Kızım ateş yanıyor, millet bir zehir gölün içinde hep yaşam savaşı veriyor. Türkiye’nin hali ortada. Zindanların kapısı açılsın yeter. Bunlar suçsuzdur, fakir çocuklarıdır, bunların ailesinin parası yoktur gelsin çocuklarının yüzünü görsün. Artık vicdanlı olanlar biraz konuşsun. Kulaklar sağırsa gözler görsün. Artık barış gelsin bu savaş olmasın. Yeter bu gençler ölmesin. Onlar çiçektir, güldür, filizdir, ölmesin. Kürtler dil istiyor. Çok doluyum kızım. Herkese selamımı gönderiyorum. İnşallah beni duyarlar.
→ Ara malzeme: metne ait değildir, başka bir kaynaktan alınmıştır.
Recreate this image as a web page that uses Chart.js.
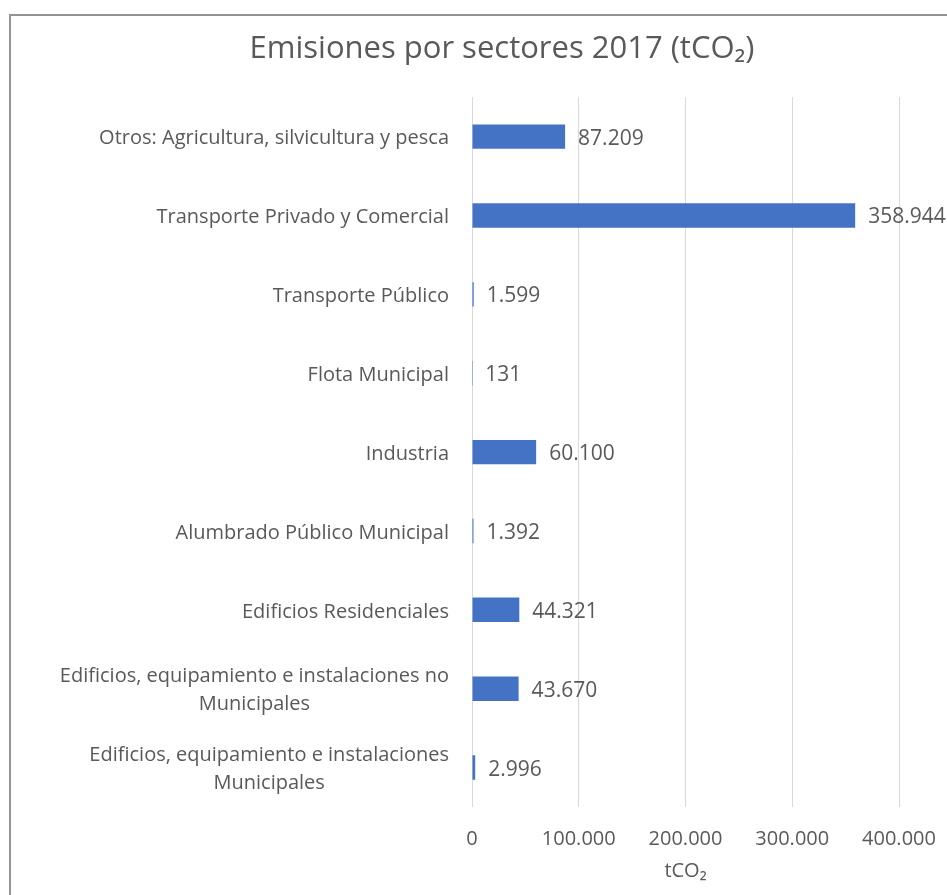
<!DOCTYPE html>
<html lang="es">
<head>
<meta charset="utf-8">
<title>Emisiones por sectores 2017</title>
<script src="https://cdn.jsdelivr.net/npm/chart.js@4.4.1/dist/chart.umd.min.js"></script>
<style>
  html, body {
    margin: 0;
    padding: 0;
    background: #fff;
    overflow: hidden;
  }

  .chart-wrapper {
    position: relative;
    width: 947px;
    height: 895px;
  }

  .chart-frame {
    position: absolute;
    left: 9px;
    top: 14px;
    width: 1100px;
    height: 1100px;
    border: 2px solid #939393;
  }

  #myChart {
    position: absolute;
    left: 0;
    top: 0;
  }
</style>
</head>
<body>
<div class="chart-wrapper">
  <div class="chart-frame"></div>
  <canvas id="myChart" width="947" height="895"></canvas>
</div>
<script>
const sectors = [
  ['Otros: Agricultura, silvicultura y pesca'],
  ['Transporte Privado y Comercial'],
  ['Transporte Público'],
  ['Flota Municipal'],
  ['Industria'],
  ['Alumbrado Público Municipal'],
  ['Edificios Residenciales'],
  ['Edificios, equipamiento e instalaciones no', 'Municipales'],
  ['Edificios, equipamiento e instalaciones', 'Municipales']
]
const emissions = [87209, 358944, 1599, 131, 60100, 1392, 44321, 43670, 2996]
const xTicks = [0, 100000, 200000, 300000, 400000]

const FONT = "'Open Sans', 'Noto Sans', sans-serif"
const TEXT = '#595959'

/**
 * Formats a number with a dot as thousands separator (131, 1.599, 358.944).
 */
function formatNumber (value) {
  return String(value).replace(/\B(?=(\d{3})+(?!\d))/g, '.')
}

/**
 * Draws the category names left of the plot, right aligned as a block,
 * with wrapped lines centred on each other.
 */
const sectorLabels = {
  id: 'sectorLabels',
  afterDraw (chart) {
    const { ctx, chartArea } = chart
    const yScale = chart.scales.y
    ctx.save()
    ctx.font = `20px ${FONT}`
    ctx.fillStyle = TEXT
    ctx.textAlign = 'center'
    ctx.textBaseline = 'middle'
    chart.data.labels.forEach((lines, i) => {
      const y = yScale.getPixelForValue(i) + 2
      const widest = Math.max(...lines.map(line => ctx.measureText(line).width))
      const x = chartArea.left - 23 - widest / 2
      lines.forEach((line, j) => {
        ctx.fillText(line, x, y + (j - (lines.length - 1) / 2) * 28)
      })
    })
    ctx.restore()
  }
}

/**
 * Writes the value next to the end of each bar.
 */
const valueLabels = {
  id: 'valueLabels',
  afterDatasetsDraw (chart) {
    const { ctx } = chart
    const meta = chart.getDatasetMeta(0)
    const values = chart.data.datasets[0].data
    ctx.save()
    ctx.font = `21px ${FONT}`
    ctx.fillStyle = TEXT
    ctx.textAlign = 'left'
    ctx.textBaseline = 'middle'
    meta.data.forEach((bar, i) => {
      ctx.fillText(formatNumber(values[i]), bar.x + 13, bar.y + 2)
    })
    ctx.restore()
  }
}

const myChart = new Chart(document.querySelector('#myChart'), {
  type: 'bar',
  data: {
    labels: sectors,
    datasets: [{
      label: 'tCO₂',
      data: emissions,
      backgroundColor: '#4472C4',
      borderWidth: 0,
      categoryPercentage: 1,
      barPercentage: 0.31
    }]
  },
  options: {
    indexAxis: 'y',
    responsive: false,
    animation: false,
    layout: {
      padding: { left: 105, right: 48, top: 0, bottom: 0 }
    },
    plugins: {
      legend: { display: false },
      tooltip: { enabled: false },
      title: {
        display: true,
        text: 'Emisiones por sectores 2017 (tCO₂)',
        color: TEXT,
        font: { family: FONT, size: 31, weight: 'normal' },
        padding: { top: 31, bottom: 29 }
      }
    },
    scales: {
      x: {
        min: 0,
        max: 400000,
        afterBuildTicks: (scale) => {
          scale.ticks = xTicks.map(value => ({ value }))
        },
        ticks: {
          callback: (value) => formatNumber(value),
          color: TEXT,
          font: { family: FONT, size: 20 },
          padding: 0,
          maxRotation: 0
        },
        grid: {
          color: '#D9D9D9',
          tickLength: 20,
          tickColor: 'transparent'
        },
        border: { display: false },
        title: {
          display: true,
          text: 'tCO₂',
          color: TEXT,
          font: { family: FONT, size: 20 },
          padding: { top: 8, bottom: 12 }
        }
      },
      y: {
        ticks: { display: false },
        grid: { display: false },
        border: { display: false },
        afterFit: (scale) => {
          scale.width = 367
        }
      }
    }
  },
  plugins: [sectorLabels, valueLabels]
})
</script>
</body>
</html>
Elini vicdanına koyarlar. Analar biz çocuklarımıza sahip çıkalım. Onlar filiz filiz, suçsuzlar, günahsızlar. Asker de öyle gerilla da.”
‘Şiyar’ıma benziyor’
Röportajı görüntülü yaptık. Son olarak sözlerimizi tamamladık ama kapatmak neredeyse 5 dakika sürdü. Elif Ana bana, ben Elif Ana’ya iyi dileklerde bulunduk. Koronavirüsten dolayı evden yapıyoruz çalışmalarımızı. Gayet disiplinli de çalışsak eğer çocuk varsa evde disiplin biraz bozuluyor maalesef. Benim de 6 yaşını bitirmek üzere olan bir çocuğum var. O’nu ekranda gören Elif Ana o kim diye mutluluktan uçuyor. Şiyar’ıma benziyor diyor. Sonra karşılıklı sohbet ediyorlar. Onların da ayrılması uzuyor. Öyle bazı anneler vardır, Elif anne gibi tüm çocuklar onun çocuğu gibidir. Böyle anneler insana güç veriyor.